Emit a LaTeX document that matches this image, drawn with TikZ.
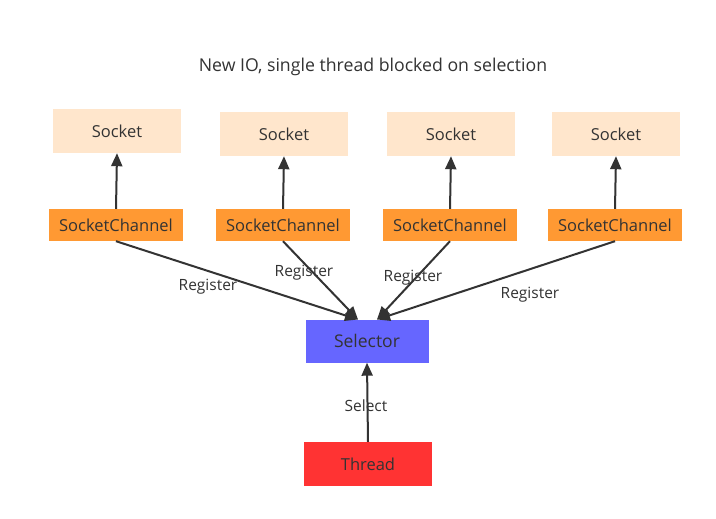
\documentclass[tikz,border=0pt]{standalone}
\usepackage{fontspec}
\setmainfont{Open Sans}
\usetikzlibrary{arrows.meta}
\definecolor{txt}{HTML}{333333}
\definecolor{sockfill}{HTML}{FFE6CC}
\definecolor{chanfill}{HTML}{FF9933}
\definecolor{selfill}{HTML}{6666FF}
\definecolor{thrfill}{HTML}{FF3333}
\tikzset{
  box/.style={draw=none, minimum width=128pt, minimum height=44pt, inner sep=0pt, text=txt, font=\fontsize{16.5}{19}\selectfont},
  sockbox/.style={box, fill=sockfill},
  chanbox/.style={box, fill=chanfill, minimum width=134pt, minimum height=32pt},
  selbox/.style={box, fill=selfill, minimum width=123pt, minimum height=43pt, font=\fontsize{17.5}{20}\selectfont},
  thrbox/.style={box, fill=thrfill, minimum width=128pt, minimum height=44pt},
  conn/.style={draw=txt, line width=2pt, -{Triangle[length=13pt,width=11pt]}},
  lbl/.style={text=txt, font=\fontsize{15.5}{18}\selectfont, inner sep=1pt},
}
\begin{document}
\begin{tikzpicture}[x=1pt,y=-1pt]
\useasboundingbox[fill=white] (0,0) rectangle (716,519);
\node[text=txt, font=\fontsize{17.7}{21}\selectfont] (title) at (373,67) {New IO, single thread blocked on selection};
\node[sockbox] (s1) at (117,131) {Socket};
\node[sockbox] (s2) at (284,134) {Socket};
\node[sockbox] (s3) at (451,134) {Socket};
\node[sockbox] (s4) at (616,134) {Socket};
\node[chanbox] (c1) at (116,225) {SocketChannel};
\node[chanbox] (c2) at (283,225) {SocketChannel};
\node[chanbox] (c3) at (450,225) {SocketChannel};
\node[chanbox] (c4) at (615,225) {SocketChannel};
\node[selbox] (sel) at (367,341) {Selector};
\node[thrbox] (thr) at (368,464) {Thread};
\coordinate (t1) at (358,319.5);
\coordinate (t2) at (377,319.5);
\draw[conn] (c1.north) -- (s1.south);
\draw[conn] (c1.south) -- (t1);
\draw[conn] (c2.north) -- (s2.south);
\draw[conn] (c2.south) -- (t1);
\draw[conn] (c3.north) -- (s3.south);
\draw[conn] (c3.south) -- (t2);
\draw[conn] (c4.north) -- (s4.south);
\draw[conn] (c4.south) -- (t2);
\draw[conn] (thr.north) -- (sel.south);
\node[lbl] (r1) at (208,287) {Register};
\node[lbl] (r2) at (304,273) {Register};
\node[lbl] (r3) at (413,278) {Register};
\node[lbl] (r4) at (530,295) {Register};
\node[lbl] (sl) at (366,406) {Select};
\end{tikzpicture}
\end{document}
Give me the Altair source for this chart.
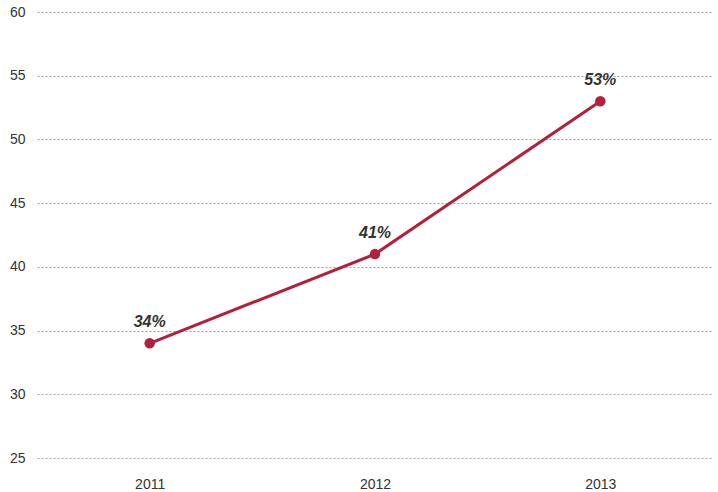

***

_To be done_. Write the full listing out again with every line unchanged, but include no pictures.

_Response_.
Emit a LaTeX document that matches this image, drawn with TikZ.
\documentclass[tikz,border=0pt]{standalone}
\usepackage{fontspec}
\setmainfont{Open Sans}
\usetikzlibrary{arrows.meta}
\definecolor{txt}{HTML}{333333}
\definecolor{sockfill}{HTML}{FFE6CC}
\definecolor{chanfill}{HTML}{FF9933}
\definecolor{selfill}{HTML}{6666FF}
\definecolor{thrfill}{HTML}{FF3333}
\tikzset{
  box/.style={draw=none, minimum width=128pt, minimum height=44pt, inner sep=0pt, text=txt, font=\fontsize{16.5}{19}\selectfont},
  sockbox/.style={box, fill=sockfill},
  chanbox/.style={box, fill=chanfill, minimum width=134pt, minimum height=32pt},
  selbox/.style={box, fill=selfill, minimum width=123pt, minimum height=43pt, font=\fontsize{17.5}{20}\selectfont},
  thrbox/.style={box, fill=thrfill, minimum width=128pt, minimum height=44pt},
  conn/.style={draw=txt, line width=2pt, -{Triangle[length=13pt,width=11pt]}},
  lbl/.style={text=txt, font=\fontsize{15.5}{18}\selectfont, inner sep=1pt},
}
\begin{document}
\begin{tikzpicture}[x=1pt,y=-1pt]
\useasboundingbox[fill=white] (0,0) rectangle (716,519);
\node[text=txt, font=\fontsize{17.7}{21}\selectfont] (title) at (373,67) {New IO, single thread blocked on selection};
\node[sockbox] (s1) at (117,131) {Socket};
\node[sockbox] (s2) at (284,134) {Socket};
\node[sockbox] (s3) at (451,134) {Socket};
\node[sockbox] (s4) at (616,134) {Socket};
\node[chanbox] (c1) at (116,225) {SocketChannel};
\node[chanbox] (c2) at (283,225) {SocketChannel};
\node[chanbox] (c3) at (450,225) {SocketChannel};
\node[chanbox] (c4) at (615,225) {SocketChannel};
\node[selbox] (sel) at (367,341) {Selector};
\node[thrbox] (thr) at (368,464) {Thread};
\coordinate (t1) at (358,319.5);
\coordinate (t2) at (377,319.5);
\draw[conn] (c1.north) -- (s1.south);
\draw[conn] (c1.south) -- (t1);
\draw[conn] (c2.north) -- (s2.south);
\draw[conn] (c2.south) -- (t1);
\draw[conn] (c3.north) -- (s3.south);
\draw[conn] (c3.south) -- (t2);
\draw[conn] (c4.north) -- (s4.south);
\draw[conn] (c4.south) -- (t2);
\draw[conn] (thr.north) -- (sel.south);
\node[lbl] (r1) at (208,287) {Register};
\node[lbl] (r2) at (304,273) {Register};
\node[lbl] (r3) at (413,278) {Register};
\node[lbl] (r4) at (530,295) {Register};
\node[lbl] (sl) at (366,406) {Select};
\end{tikzpicture}
\end{document}
Give me the Altair source for this chart.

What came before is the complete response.